The joint statement said frontier models are "anticipated to exceed current industry expectations, fundamentally transforming both offensive and defensive cyber capabilities." The agencies pointed to legacy systems, slow patching cycles, unnecessary internet-facing connectivity, and weak access controls as the specific weaknesses AI-assisted attacks would exploit first.
A warning aimed at defenders who are already behind
What makes this notable is not that intelligence agencies are worried about AI and cybersecurity, that concern has been standard for years, but the specificity of the timeline and the plainness of the language used to describe it. Joint statements from all five members of an intelligence-sharing alliance are relatively rare, and reserving one for a months-not-years warning signals a level of internal confidence in the assessment that's harder to dismiss as routine caution.
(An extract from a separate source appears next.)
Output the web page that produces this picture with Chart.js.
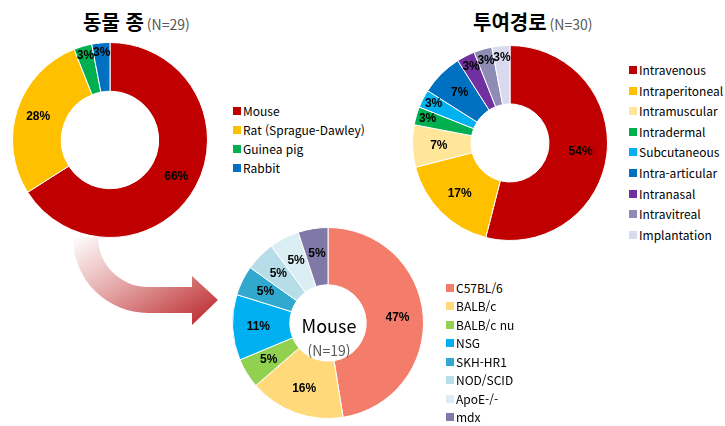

The weaknesses the agencies flagged are not exotic. Slow patching and unnecessary internet exposure are decades-old problems that organizations have failed to fully solve even without AI in the picture. The warning implies that whatever AI-driven escalation is coming will not need a new category of vulnerability to exploit, it will simply automate and scale attacks against the same gaps that already exist today.
That framing puts the burden back on organizations rather than on any single AI lab or model release. If the vulnerabilities are already known and already unpatched, the months-long window the agencies describe is less a countdown to a new threat than a shrinking deadline to fix old ones before they get automated against at scale.